Here are the winners of the 2025 Venice Film Festival

Jim Jarmusch's Father Mother Sister Brother beat out Gaza drama The Voice Of Hind Rajab for top honor, while Benny Safdie won Best Directing for The Smashing Machine.

Here are the winners of the 2025 Venice Film Festival

Jim Jarmusch left the closing of the 82nd Venice Film Festival with a new souvenir tonight, having received the festival’s Golden Lion top honor for his new film Father Mother Sister Brother. Opening his acceptance speech with a slightly surprised “Oh shit,” Jarmusch thanked the festival’s jury for “appreciating our quiet film,” which stars an ensemble cast including Tom Waits, Adam Driver, Mayim Bialik, Charlotte Rampling, Cate Blanchett, Vicky Krieps, and Indya Moore, and centers on three stories of complicated family lives.

Jarmusch was possibly surprised by the honor because he, like many attendees at the festival, kind of thought Kaouther Ben Hania’s The Voice Of Hind Rajab had the award on lock. Ben Hania’s film—which blends actor portrayals of phone operators with real audio clips of a 6-year-old girl calling in to the Palestinian Red Crescent Society, after her family was killed around her during the fighting in Gaza—provoked one of the longest sustained ovations in Venice’s clap-heavy history. But the film ultimately received the Silver Lion (a.k.a. the second-place Grand Jury prize),with Tunisian director Ben Hania on hand to “dedicate this award to the Palestinian Red Crescent and to all those who have risked everything to save lives in Gaza. They are real heroes.” Ben Hania finished his speech with a blunt call for international action: “The voice of Hind is the voice of Gaza itself, a cry for rescue the entire world could hear, yet no one answered. Her voice will continue. Her voice will continue to echo until accountability is real, until justice is served.”

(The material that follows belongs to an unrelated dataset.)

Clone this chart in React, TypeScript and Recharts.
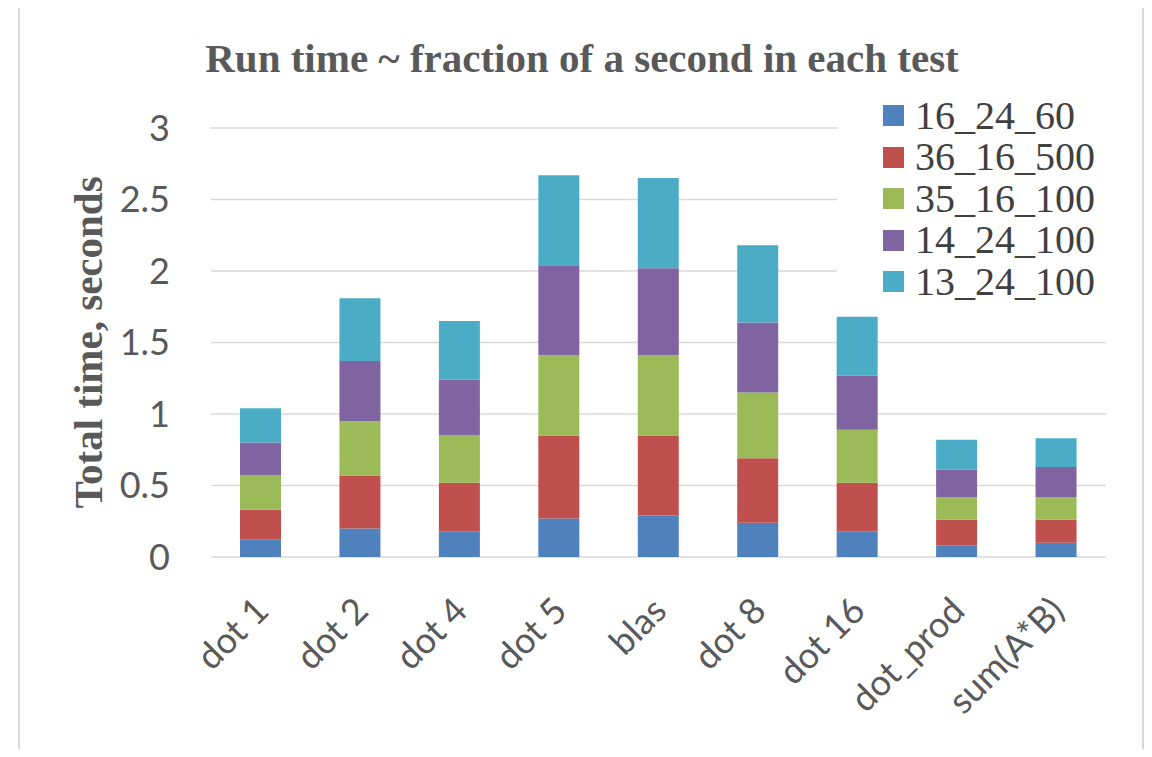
import React from 'react';
import {
  BarChart, Bar, XAxis, YAxis, CartesianGrid, Label,
} from 'recharts';

// Tests on the category axis
const TESTS = ['dot 1', 'dot 2', 'dot 4', 'dot 5', 'blas', 'dot 8', 'dot 16', 'dot_prod', 'sum(A*B)'];

// Run time (seconds) of each configuration, per test
const RUN_16_24_60 = [0.12, 0.2, 0.18, 0.27, 0.29, 0.24, 0.18, 0.08, 0.1];
const RUN_36_16_500 = [0.21, 0.37, 0.34, 0.58, 0.56, 0.45, 0.34, 0.18, 0.16];
const RUN_35_16_100 = [0.24, 0.38, 0.33, 0.56, 0.56, 0.46, 0.37, 0.16, 0.16];
const RUN_14_24_100 = [0.23, 0.42, 0.39, 0.63, 0.61, 0.49, 0.38, 0.19, 0.21];
const RUN_13_24_100 = [0.24, 0.44, 0.41, 0.63, 0.63, 0.54, 0.41, 0.21, 0.2];

const SERIES_NAMES = ['16_24_60', '36_16_500', '35_16_100', '14_24_100', '13_24_100'];
const SERIES_VALUES = [RUN_16_24_60, RUN_36_16_500, RUN_35_16_100, RUN_14_24_100, RUN_13_24_100];
const SERIES_COLORS = ['#4f81bd', '#c0504d', '#9bbb59', '#8064a2', '#4bacc6'];

const Y_TICKS = [0, 0.5, 1, 1.5, 2, 2.5, 3];

const chartData = TESTS.map((test, i) => {
  const row: Record<string, string | number> = { test };
  SERIES_NAMES.forEach((name, s) => {
    row[name] = SERIES_VALUES[s][i];
  });
  return row;
});

const AXIS_FONT = 'Lato, "Liberation Sans", sans-serif';
const SERIF_FONT = '"Liberation Serif", "Times New Roman", serif';

const RotatedTick = (props: any) => {
  const { x, y, payload } = props;
  return (
    <g transform={`translate(${x + 10},${y + 48})`}>
      <text
        textAnchor="end"
        transform="rotate(-45)"
        fill="#595959"
        fontSize={36}
        fontFamily={AXIS_FONT}
      >
        {payload.value}
      </text>
    </g>
  );
};

// legend sits over the top-right corner of the plot, hiding the grid behind it
const LegendBox = () => (
  <div style={{ position: 'absolute', left: 837, top: 95, width: 300, background: '#fff', paddingLeft: 46 }}>
    {SERIES_NAMES.map((name, i) => (
      <div key={name} style={{ display: 'flex', alignItems: 'center', height: 41.5 }}>
        <span style={{ width: 21, height: 21, background: SERIES_COLORS[i], marginRight: 11 }} />
        <span style={{ fontFamily: SERIF_FONT, fontSize: 40, color: '#404040', lineHeight: '40px' }}>{name}</span>
      </div>
    ))}
  </div>
);

const App: React.FC = () => (
  <div style={{ position: 'relative', width: 1152, height: 757, margin: -8, background: '#fff', overflow: 'hidden' }}>
    <div style={{ position: 'absolute', left: 0, top: 0 }}>
      <BarChart
        width={1152}
        height={757}
        data={chartData}
        margin={{ top: 128, right: 46, left: 0, bottom: 0 }}
      >
        <CartesianGrid vertical={false} stroke="#d9d9d9" strokeWidth={1.5} />
        <XAxis
          dataKey="test"
          height={200}
          axisLine={false}
          tickLine={false}
          interval={0}
          tick={<RotatedTick />}
        />
        <YAxis
          width={211}
          domain={[0, 3]}
          ticks={Y_TICKS}
          axisLine={false}
          tickLine={false}
          tickSize={6}
          tickMargin={35}
          tick={{ fill: '#595959', fontSize: 36, fontFamily: AXIS_FONT }}
        >
          <Label
            value="Total time, seconds"
            angle={-90}
            position="insideLeft"
            offset={87}
            style={{
              textAnchor: 'middle', fill: '#595959', fontSize: 41,
              fontWeight: 700, fontFamily: SERIF_FONT,
            }}
          />
        </YAxis>
        {SERIES_NAMES.map((name, i) => (
          <Bar
            key={name}
            dataKey={name}
            stackId="time"
            fill={SERIES_COLORS[i]}
            barSize={41}
            isAnimationActive={false}
          />
        ))}
      </BarChart>
    </div>
    <LegendBox />
    <div
      style={{
        position: 'absolute', left: 0, top: 38, width: 1164, textAlign: 'center',
        fontFamily: SERIF_FONT, fontWeight: 700, fontSize: 41, lineHeight: '41px', color: '#595959',
      }}
    >
      Run time ~ fraction of a second in each test
    </div>
    {/* chart frame */}
    <div
      style={{
        position: 'absolute', left: 18, top: 5, width: 1122, height: 800,
        border: '2px solid #d9d9d9', borderBottom: 'none', pointerEvents: 'none',
      }}
    />
  </div>
);

export default App;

Elsewhere on the award slate, acting honors went to Tony Servillo for La Grazia, Paolo Sorrentino’s new drama about euthanasia, and Xin Zhilei for Cai Shangjun’s The Sun Rises On Us All. Valérie Donzelli (who also directed) and Gilles Marchand took home Best Screenplay for At Work, their adaptation of Franck Courtès’ novel; Luna Wedler won Best Young Actress for Silent Friend; the festival’s Armani Beauty Audience Award (handed out to the film that rates best among audiences from the competition’s Venice Spotlight section) went to Maryam Touzani’s Calle Málaga; and the Lion Of The Future award for best film debut was handed to Nastia Korkia’s coming-of-age drama Short Summer.

And also, somehow, Dwayne Johnson was there. The Rock himself didn’t pick up any awards at Venice this year, but his director did: Benny Safdie (rolling sans brother for once) ended up taking home a Silver Lion for Best Directing for his and Johnson’s MMA sports biopic The Smashing Machine. Safdie effusively praised Johnson, who stars as MMA fighter Mark Kerr in the film, in his acceptance speech, saying “Oh my God, Dwayne, my friend, my brother, my partner—‘shoulder and shoulder,’ that’s what we called it. I just want to thank you for diving in headfirst with a blindfold and X-ray vision. You truly performed with no net, and we jumped off the cliff together. We grew together, learned together.” Johnson is picking up quite a bit of genuine praise for his performance, which depicts Kerr’s descent into addiction to painkillers—while also noting that it’s a fairly different reception than he got the last time he attended a film festival, with the disastrous Cannes premiere of his infamous and strange Southland Tales back in 2006.